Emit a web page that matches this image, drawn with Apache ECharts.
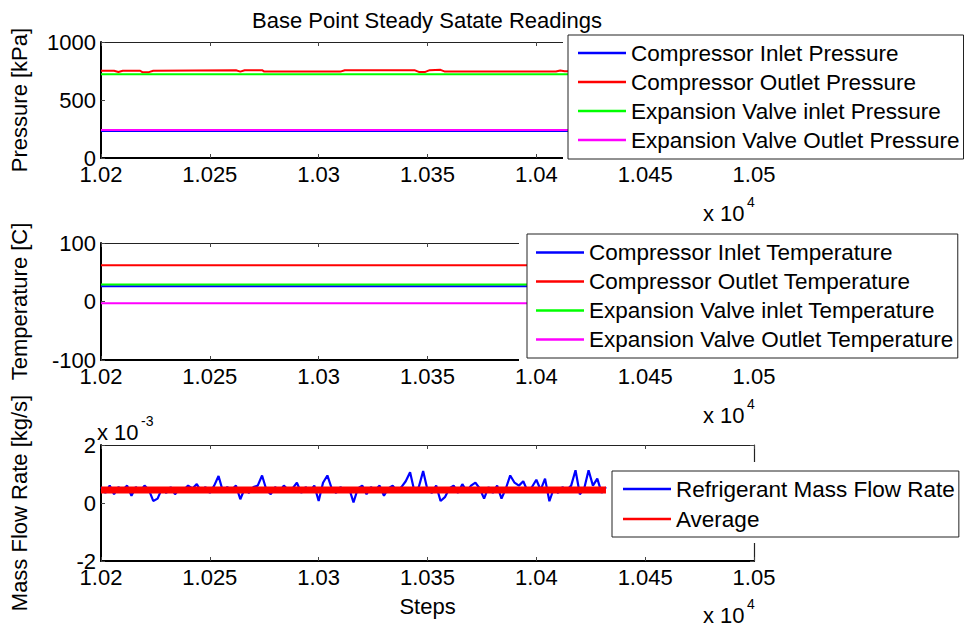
<!DOCTYPE html>
<html>
<head>
<meta charset="utf-8">
<script src="https://cdn.jsdelivr.net/npm/echarts@6/dist/echarts.min.js"></script>
<style>
  html, body { margin: 0; padding: 0; background: #fff; }
  #chart { width: 964px; height: 630px; }
</style>
</head>
<body>
<div id="chart"></div>
<script>
// ---- data -----------------------------------------------------------------
const chartTitle = 'Base Point Steady Satate Readings';

// x axis (simulation steps)
const stepMin = 10200;
const stepMax = 10500;
const stepInterval = 50;

// Pressure subplot [kPa]
const pressureNames = [
  'Compressor Inlet Pressure',
  'Compressor Outlet Pressure',
  'Expansion Valve inlet Pressure',
  'Expansion Valve Outlet Pressure'
];
const flatSteps = [10200, 10432];
const compInletPressure = [232, 232];
const outletPressureSteps = [10200, 10206, 10208, 10210, 10218, 10219, 10222, 10224, 10262, 10264, 10266,
  10274, 10275, 10310, 10312, 10344, 10346, 10349, 10351, 10356, 10358, 10409, 10411, 10413, 10432];
const compOutletPressure = [752, 752, 742, 752, 752, 740, 740, 752, 757, 745, 757,
  757, 745, 745, 757, 757, 742, 742, 757, 760, 745, 745, 755, 748, 748];
const valveInletPressure = [721, 721];
const valveOutletPressure = [241, 241];
const pressureTicks = { min: 0, max: 1000, interval: 500 };

// Temperature subplot [C]
const temperatureNames = [
  'Compressor Inlet Temperature',
  'Compressor Outlet Temperature',
  'Expansion Valve inlet Temperature',
  'Expansion Valve Outlet Temperature'
];
const compInletTemp = [26, 26];
const compOutletTemp = [62, 62];
const valveInletTemp = [29, 29];
const valveOutletTemp = [-3, -3];
const temperatureTicks = { min: -100, max: 100, interval: 100 };

// Mass flow subplot [x 10^-3 kg/s], one sample every 2 steps from 10200
const flowNames = ['Refrigerant Mass Flow Rate', 'Average'];
const flowStart = 10200;
const flowStep = 2;
const massFlow = [
  0.55, 0.35, 0.60, 0.30, 0.55, 0.45, 0.60, 0.25, 0.55, 0.40,
  0.60, 0.45, 0.07, 0.15, 0.50, 0.35, 0.55, 0.30, 0.50, 0.45,
  0.60, 0.50, 0.65, 0.40, 0.55, 0.35, 0.60, 0.93, 0.40, 0.55,
  0.45, 0.60, 0.13, 0.50, 0.35, 0.55, 0.60, 0.95, 0.45, 0.30,
  0.55, 0.40, 0.60, 0.45, 0.50, 0.70, 0.35, 0.55, 0.40, 0.60,
  0.07, 0.70, 0.95, 0.50, 0.35, 0.55, 0.40, 0.50, 0.02, 0.50,
  0.60, 0.30, 0.55, 0.45, 0.60, 0.25, 0.50, 0.60, 0.40, 0.55,
  0.75, 1.06, 0.40, 0.55, 1.10, 0.45, 0.35, 0.60, 0.07, 0.20,
  0.50, 0.60, 0.35, 0.65, 0.40, 0.60, 0.70, 0.50, 0.15, 0.55,
  0.35, 0.60, 0.15, 0.50, 0.95, 0.70, 0.60, 0.75, 0.40, 0.55,
  0.80, 0.45, 0.84, 0.06, 0.50, 0.35, 0.55, 0.45, 0.60, 1.13,
  0.30, 0.50, 1.13, 0.60, 0.84, 0.35, 0.55
];
const flowAverage = [0.45, 0.45];
const flowTicks = { min: -2, max: 2, interval: 2 };

// ---- helpers --------------------------------------------------------------
const FONT = '"Liberation Sans", Arial, sans-serif';
const BLUE = '#0000ff', RED = '#ff0000', GREEN = '#00ff00', MAGENTA = '#ff00ff';

const grids = [
  { left: 98, top: 42, width: 656, height: 116 },
  { left: 98, top: 243, width: 656, height: 117 },
  { left: 98, top: 445, width: 656, height: 116 }
];

function pairs(xs, ys) { return xs.map((x, i) => [x, ys[i]]); }

function stepLabel(v) { return String(+(v / 1e4).toFixed(4)); }

function xAxesFor(g, name) {
  const base = {
    type: 'value', gridIndex: g, min: stepMin, max: stepMax, interval: stepInterval,
    splitLine: { show: false }
  };
  return [
    Object.assign({}, base, {
      position: 'bottom',
      axisLine: { show: true, onZero: false, lineStyle: { color: '#000', width: 2 } },
      axisTick: { show: true, inside: true, length: 4, lineStyle: { color: '#444', width: 1 } },
      axisLabel: { show: true, color: '#000', fontSize: 22, fontFamily: FONT, margin: 5, formatter: stepLabel },
      name: name || '', nameLocation: 'middle', nameGap: 34,
      nameTextStyle: { color: '#000', fontSize: 22, fontFamily: FONT }
    }),
    Object.assign({}, base, {
      position: 'top',
      axisLine: { show: true, onZero: false, lineStyle: { color: '#222', width: 1.2 } },
      axisTick: { show: true, inside: true, length: 4, lineStyle: { color: '#444', width: 1 } },
      axisLabel: { show: false }
    })
  ];
}

function yAxesFor(g, ticks, name) {
  const base = {
    type: 'value', gridIndex: g, min: ticks.min, max: ticks.max, interval: ticks.interval,
    splitLine: { show: false }
  };
  return [
    Object.assign({}, base, {
      position: 'left',
      axisLine: { show: true, onZero: false, lineStyle: { color: '#000', width: 2 } },
      axisTick: { show: true, inside: true, length: 4, lineStyle: { color: '#444', width: 1 } },
      axisLabel: { color: '#000', fontSize: 22, fontFamily: FONT, margin: 5, formatter: v => String(v) },
      name: name, nameLocation: 'middle', nameGap: 71,
      nameTextStyle: { color: '#000', fontSize: 22, fontFamily: FONT }
    }),
    Object.assign({}, base, {
      position: 'right',
      axisLine: { show: true, onZero: false, lineStyle: { color: '#222', width: 1.2 } },
      axisTick: { show: true, inside: true, length: 4, lineStyle: { color: '#444', width: 1 } },
      axisLabel: { show: false }
    })
  ];
}

function line(name, data, color, axisIdx, width) {
  return {
    type: 'line', name: name, data: data,
    xAxisIndex: axisIdx * 2, yAxisIndex: axisIdx * 2,
    showSymbol: false, symbol: 'none', animation: false, silent: true,
    itemStyle: { color: color },
    lineStyle: { color: color, width: width || 2 }
  };
}

function legendBox(names, left, top, padding, lineHeight) {
  return {
    data: names, orient: 'vertical', left: left, top: top,
    padding: padding, itemGap: 0, itemWidth: 48, itemHeight: 2.5, icon: 'rect',
    backgroundColor: '#fff', borderColor: '#222', borderWidth: 1, borderRadius: 0,
    selectedMode: false,
    textStyle: { color: '#000', fontSize: 22.5, fontFamily: FONT, lineHeight: lineHeight }
  };
}

// sub-plot exponent annotations ("x 10^n")
function exponentLabel(x, y, exp) {
  return [
    { type: 'text', x: x, y: y, z: 5,
      style: { text: 'x 10', fill: '#000', fontSize: 22, fontFamily: FONT, verticalAlign: 'middle' } },
    { type: 'text', x: x + 44, y: y - 11, z: 5,
      style: { text: exp, fill: '#000', fontSize: 14, fontFamily: FONT, verticalAlign: 'middle' } }
  ];
}

// white margin around each legend frame
function legendMargin(x, y, w, h) {
  return { type: 'rect', z: 3, shape: { x: x, y: y, width: w, height: h },
    style: { fill: '#fff' }, silent: true };
}

const flowSteps = massFlow.map((_, i) => flowStart + i * flowStep);
const flowEnd = flowSteps[flowSteps.length - 1];

const option = {
  backgroundColor: '#fff',
  animation: false,
  title: {
    text: chartTitle, left: 422, top: 4, textAlign: 'center',
    textStyle: { color: '#000', fontSize: 22, fontWeight: 'normal', fontFamily: FONT }
  },
  grid: grids,
  xAxis: [].concat(xAxesFor(0), xAxesFor(1), xAxesFor(2, 'Steps')),
  yAxis: [].concat(
    yAxesFor(0, pressureTicks, 'Pressure [kPa]'),
    yAxesFor(1, temperatureTicks, 'Temperature [C]'),
    yAxesFor(2, flowTicks, 'Mass Flow Rate [kg/s]')
  ),
  legend: [
    legendBox(pressureNames, 568, 35, [3.5, 4, 4.5, 10], 29),
    legendBox(temperatureNames, 527, 234, [4, 4, 4, 9], 29),
    legendBox(flowNames, 612, 471, [3, 4, 3, 11], 30)
  ],
  series: [
    line(pressureNames[0], pairs(flatSteps, compInletPressure), BLUE, 0),
    line(pressureNames[1], pairs(outletPressureSteps, compOutletPressure), RED, 0),
    line(pressureNames[2], pairs(flatSteps, valveInletPressure), GREEN, 0),
    line(pressureNames[3], pairs(flatSteps, valveOutletPressure), MAGENTA, 0),

    line(temperatureNames[0], pairs(flatSteps, compInletTemp), BLUE, 1),
    line(temperatureNames[1], pairs(flatSteps, compOutletTemp), RED, 1),
    line(temperatureNames[2], pairs(flatSteps, valveInletTemp), GREEN, 1),
    line(temperatureNames[3], pairs(flatSteps, valveOutletTemp), MAGENTA, 1),

    line(flowNames[0], pairs(flowSteps, massFlow), BLUE, 2, 2.2),
    line(flowNames[1], pairs([flowStart, flowEnd], flowAverage), RED, 2, 7)
  ],
  graphic: [].concat(
    [
      legendMargin(563, 30, 401, 132),
      legendMargin(519, 228, 445, 134),
      legendMargin(606, 462, 358, 81)
    ],
    exponentLabel(703, 213, '4'),
    exponentLabel(703, 415, '4'),
    exponentLabel(703, 615, '4'),
    exponentLabel(97, 432, '-3')
  )
};

const chart = echarts.init(document.getElementById('chart'), null, { renderer: 'svg' });
chart.setOption(option);
</script>
</body>
</html>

○ ○ ○ ○

Repeat only the lines from the beginning of the material through the line containing "const stepInterval = 50;", both ends kept, leaving pictures out.

Emit a web page that matches this image, drawn with Apache ECharts.
<!DOCTYPE html>
<html>
<head>
<meta charset="utf-8">
<script src="https://cdn.jsdelivr.net/npm/echarts@6/dist/echarts.min.js"></script>
<style>
  html, body { margin: 0; padding: 0; background: #fff; }
  #chart { width: 964px; height: 630px; }
</style>
</head>
<body>
<div id="chart"></div>
<script>
// ---- data -----------------------------------------------------------------
const chartTitle = 'Base Point Steady Satate Readings';

// x axis (simulation steps)
const stepMin = 10200;
const stepMax = 10500;
const stepInterval = 50;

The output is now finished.